Most multilateral wells in the Middle East have been completed as non-access single-selective or limited-access, dual-selective wells. These configurations improved production by achieving increased reservoir exposure at reduced operating cost by hitting two or more targets from a single well. Previous applications had a disadvantage in that these configurations often limited the operator's ability to monitor and enhance well production or perform effective workover operations. Advances in multilateral (ML) completion technology for new or existing wellbores have now resolved some of these difficulties with unique completion systems. These have the capability to mechanically connect laterals to parent wellbores and allow segregated production and intervention at any time in the life of the well. Operators in Qatar, Saudi Arabia, and the United Arab Emirates have applied these innovative techniques, providing a greater variety of options to satisfy the completion, workover, and intervention requirements of dual producing wells.

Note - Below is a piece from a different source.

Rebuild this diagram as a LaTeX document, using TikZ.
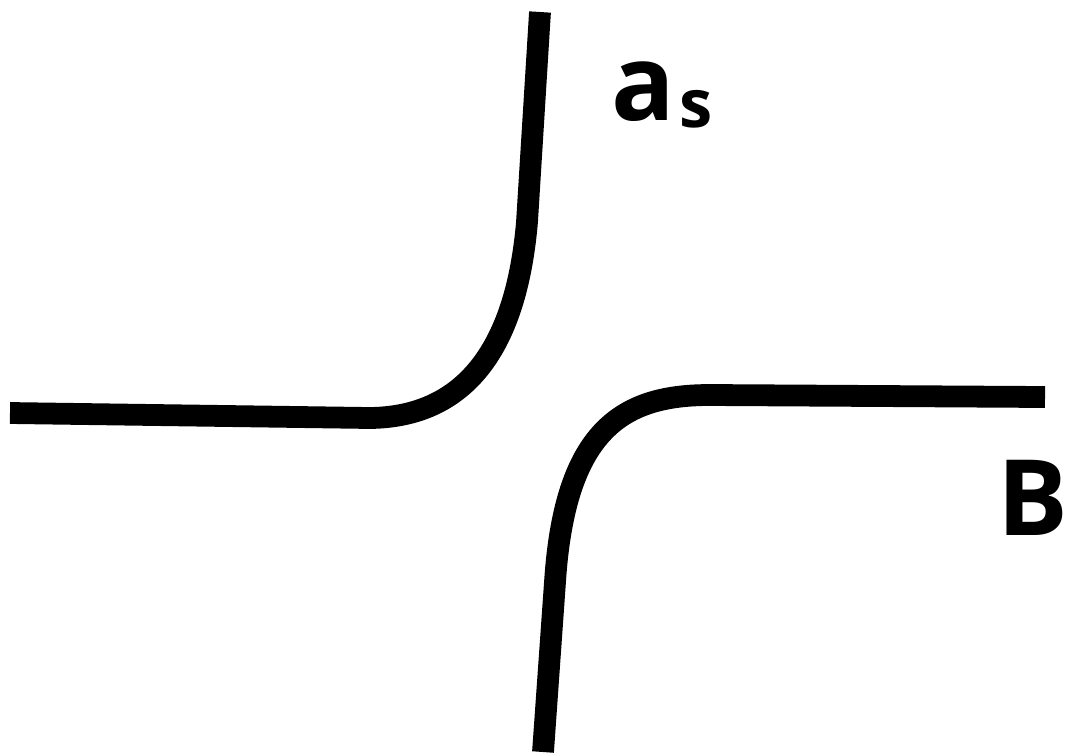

This paper will discuss case histories in which dual-segregated completions with and without pressure-isolated junctions were developed and used. The completions were run in both new and existing wells and in both primary well construction and workover scenarios. In each case, the operator's requirements were satisfied. The success of these multilaterals has broadened the scope of applicability for dual-lateral completions and workovers.

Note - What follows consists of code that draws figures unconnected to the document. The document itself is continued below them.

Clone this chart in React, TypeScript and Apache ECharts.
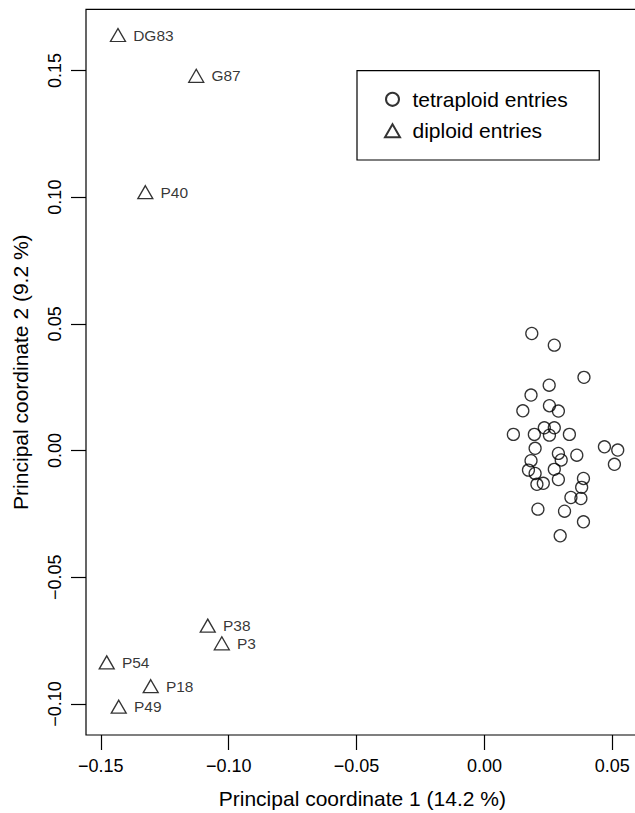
import React, { useEffect, useRef } from "react";
import * as echarts from "echarts";

// Diploid entries (triangles)
const diploidNames = ["DG83", "G87", "P40", "P38", "P3", "P54", "P18", "P49"];
const diploidX = [-0.1433, -0.1127, -0.1326, -0.1082, -0.1027, -0.1477, -0.1305, -0.143];
const diploidY = [0.1631, 0.147, 0.1011, -0.0699, -0.0769, -0.0844, -0.0938, -0.1019];

// Tetraploid entries (circles)
const tetraX = [
  0.0185, 0.0273, 0.0389, 0.0253, 0.0182, 0.015, 0.0254, 0.0289, 0.0113, 0.0195,
  0.0234, 0.0273, 0.0254, 0.0332, 0.0198, 0.0289, 0.0361, 0.0469, 0.0521, 0.0182,
  0.03, 0.0508, 0.0172, 0.0198, 0.0273, 0.0387, 0.0205, 0.023, 0.0289, 0.038,
  0.0338, 0.0377, 0.0209, 0.0313, 0.0387, 0.0296,
];
const tetraY = [
  0.0462, 0.0416, 0.0289, 0.0258, 0.0219, 0.0157, 0.0177, 0.0156, 0.0064, 0.0064,
  0.009, 0.009, 0.0061, 0.0064, 0.0009, -0.0011, -0.0018, 0.0015, 0.0002, -0.004,
  -0.0037, -0.0054, -0.0077, -0.009, -0.0074, -0.011, -0.0133, -0.0129, -0.0114, -0.0145,
  -0.0185, -0.0189, -0.0231, -0.0239, -0.0281, -0.0336,
];

const xTicks = [-0.15, -0.1, -0.05, 0, 0.05];
const yTicks = [-0.1, -0.05, 0, 0.05, 0.1, 0.15];

const xTitle = "Principal coordinate 1 (14.2 %)";
const yTitle = "Principal coordinate 2 (9.2 %)";
const legendNames = ["tetraploid entries", "diploid entries"];

const FONT = "'Liberation Sans', Arial, Helvetica, sans-serif";

const fmt = (v: number) => {
  const s = Number(v).toFixed(2);
  return s.replace("-", "\u2212");
};

export default function App() {
  const ref = useRef<HTMLDivElement>(null);
  useEffect(() => {
    if (!ref.current) return;
    const chart = echarts.init(ref.current, undefined, { renderer: "svg" });
    const tetraData = tetraX.map((x, i) => [x, tetraY[i]]);
    const diploidData = diploidNames.map((n, i) => ({ name: n, value: [diploidX[i], diploidY[i]] }));
    chart.setOption({
      animation: false,
      backgroundColor: "#fff",
      textStyle: { fontFamily: FONT, color: "#000" },
      grid: {
        left: 86,
        top: 9.3,
        right: 6.3,
        bottom: 78,
        show: true,
        borderColor: "#000",
        borderWidth: 1.2,
        backgroundColor: "transparent",
        containLabel: false,
        outerBoundsMode: "none",
      },
      legend: {
        orient: "vertical",
        left: 357,
        top: 70.7,
        padding: [16.6, 31.5, 17.3, 27],
        itemGap: 7.4,
        itemWidth: 15,
        itemHeight: 13,
        borderColor: "#000",
        borderWidth: 1.2,
        backgroundColor: "#fff",
        textStyle: { fontSize: 21, color: "#000", lineHeight: 24, fontFamily: FONT, padding: [0, 0, 0, 7.5] },
        data: legendNames,
      },
      xAxis: {
        type: "value",
        min: -0.1558,
        max: 0.0603,
        name: xTitle,
        nameLocation: "middle",
        nameGap: 53,
        nameTextStyle: { fontSize: 21, color: "#000", fontFamily: FONT },
        axisLine: { show: false, onZero: false },
        splitLine: { show: false },
        axisTick: {
          show: true,
          inside: false,
          length: 15,
          customValues: xTicks,
          lineStyle: { color: "#000", width: 1.2 },
        },
        axisLabel: {
          show: true,
          customValues: xTicks,
          margin: 22,
          fontSize: 18,
          color: "#000",
          fontFamily: FONT,
          formatter: (v: number) => fmt(v),
        },
      },
      yAxis: {
        type: "value",
        min: -0.1122,
        max: 0.1741,
        name: yTitle,
        nameLocation: "middle",
        nameGap: 55,
        nameRotate: 90,
        nameTextStyle: { fontSize: 21, color: "#000", fontFamily: FONT },
        axisLine: { show: false, onZero: false },
        splitLine: { show: false },
        axisTick: {
          show: true,
          inside: false,
          length: 15,
          customValues: yTicks,
          lineStyle: { color: "#000", width: 1.2 },
        },
        axisLabel: {
          show: true,
          customValues: yTicks,
          rotate: 90,
          margin: 22,
          fontSize: 18,
          color: "#000",
          fontFamily: FONT,
          formatter: (v: number) => fmt(v),
        },
      },
      series: [
        {
          name: legendNames[0],
          type: "scatter",
          symbol: "circle",
          symbolSize: 12,
          itemStyle: { color: "rgba(0,0,0,0)", borderColor: "#000", borderWidth: 1.3 },
          data: tetraData,
        },
        {
          name: legendNames[1],
          type: "scatter",
          symbol: "triangle",
          symbolSize: [15, 13],
          symbolOffset: [0, -2.17],
          itemStyle: { color: "rgba(0,0,0,0)", borderColor: "#000", borderWidth: 1.3 },
          label: {
            show: true,
            position: "right",
            distance: 7,
            formatter: (p: any) => p.name,
            fontSize: 15.5,
            color: "#000",
            fontFamily: FONT,
          },
          data: diploidData,
        },
      ],
    });
    return () => chart.dispose();
  }, []);
  return (
    <div style={{ position: "absolute", left: 0, top: 0, width: 635, height: 813, overflow: "hidden", background: "#fff" }}>
      <div ref={ref} style={{ width: 645, height: 813 }} />
    </div>
  );
}
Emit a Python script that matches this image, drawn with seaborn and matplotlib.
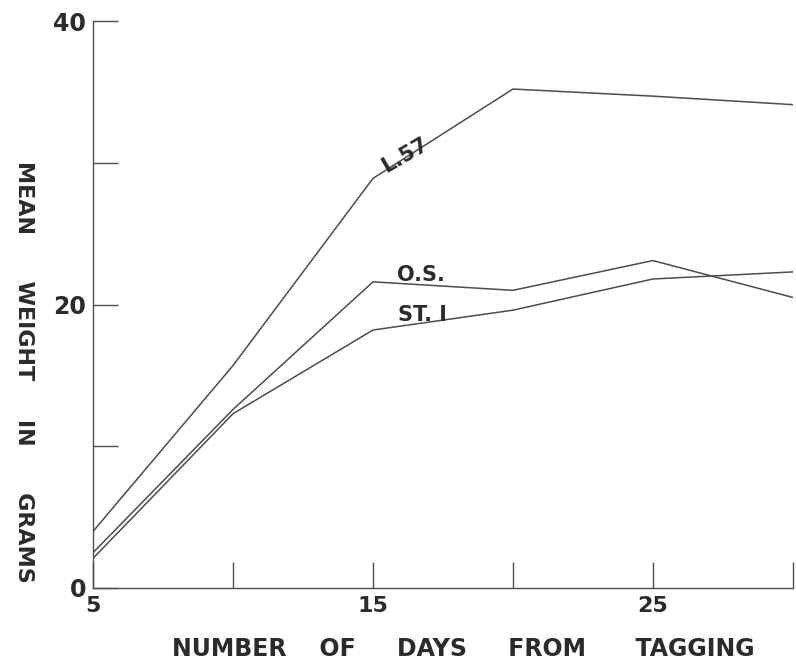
import matplotlib
matplotlib.use("Agg")
import matplotlib.pyplot as plt
import seaborn as sns
import pandas as pd

days = [5, 10, 15, 20, 25, 30]
l57 = [4.0, 15.7, 28.9, 35.2, 34.7, 34.1]
os_ = [2.5, 12.6, 21.6, 21.0, 23.1, 20.5]
st1 = [2.1, 12.3, 18.2, 19.6, 21.8, 22.3]
series_names = ["L.57", "O.S.", "ST. I"]

x_ticks = [5, 10, 15, 20, 25, 30]
x_ticklabels = ["5", "", "15", "", "25", ""]
y_ticks = [0, 10, 20, 30, 40]
y_ticklabels = ["0", "", "20", "", "40"]

df = pd.DataFrame({
    "day": days * 3,
    "weight": l57 + os_ + st1,
    "series": [series_names[0]] * len(days) + [series_names[1]] * len(days) + [series_names[2]] * len(days),
})

sns.set_style("white")
plt.rcParams["font.family"] = ["DejaVu Sans"]

ink = "#2b2b2b"
linec = "#4d4d4d"

fig = plt.figure(figsize=(7.96, 6.65), dpi=100)
ax = fig.add_axes([0.117, 0.1158, 0.879, 0.8526])

sns.lineplot(data=df, x="day", y="weight", hue="series",
             palette={n: linec for n in series_names}, linewidth=1.1,
             legend=False, ax=ax, sort=False)

ax.set_xlim(5, 30)
ax.set_ylim(0, 40)
ax.set_xticks(x_ticks)
ax.set_xticklabels(x_ticklabels, fontsize=16, fontweight="bold", color=ink)
ax.set_yticks(y_ticks)
ax.set_yticklabels(y_ticklabels, fontsize=17, fontweight="bold", color=ink)
ax.tick_params(axis="x", bottom=True, direction="in", length=19, width=1.0,
               color=linec, pad=6)
ax.tick_params(axis="y", left=True, direction="in", length=18, width=1.0,
               color=linec, pad=5)

for s in ["top", "right"]:
    ax.spines[s].set_visible(False)
for s in ["left", "bottom"]:
    ax.spines[s].set_color(linec)
    ax.spines[s].set_linewidth(1.0)

ax.set_xlabel("NUMBER    OF     DAYS     FROM      TAGGING", fontsize=17,
              fontweight="bold", color=ink)
ax.xaxis.set_label_coords(0.529, -0.086)
ax.set_ylabel("MEAN      WEIGHT     IN      GRAMS", fontsize=16, fontweight="bold",
              color=ink, rotation=270)
ax.yaxis.set_label_coords(-0.113, 0.381)

ax.text(16.14, 30.55, series_names[0], fontsize=15, fontweight="bold", color=ink,
        rotation=30, ha="center", va="center")
ax.text(16.7, 22.1, series_names[1], fontsize=15, fontweight="bold", color=ink,
        ha="center", va="center")
ax.text(16.75, 19.26, series_names[2], fontsize=15, fontweight="bold", color=ink,
        ha="center", va="center")

fig.savefig("out.png", dpi=100)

The new ML concepts offer the following enhancements:
Since the completion configuration is dual segregated, it allows segregated production and segregated through tubing re-entry into two reservoirs.
New procedures for running the packers into the lateral have been developed. Construction of the pressure-isolated junction can commence during initial completion or during workover operations. This can reduce the cost of the initial completion and reduce some of the risk of debris problems.
Dual segregated completions can be installed as part of the initial completion or implemented later during a workover operation. If there are production problems with a conventional completion or a junction leak in a commingled completion, the dual segregated completion can be installed as a remedy that also supports production logging and any rigless interventions that may be required.
Early applications of ML technology did not provide laterals that were accessible by tubing after the drilling operation, serving only to add drainage paths from additional productive sections. In the last few years, however, many innovations in the construction of multilateral wells have taken place. The first innovations were noted during the drilling operations of the laterals.
The next generation of multilateral improvements focused on increasing junction integrity and the productivity of the lateral. These improvements included the development of drop liners, cemented liners and mechanically tied back liners. This generation of systems allowed the installation of many features, including packers in the main and lateral wellbores for isolation of the junction as well as flow-control features. However, the completions were mainly of the conventional type, allowing commingled production from the multilateral intervals.
Improvements then focused on accessibility. Casing junctions that could be selectively reentered were developed so that later re-entry with full drift assemblies for workover was possible. These completions initiated additional multilateral features, including flow control in commingled applications as well as lateral re-entry through tubing for the rigless well interventions.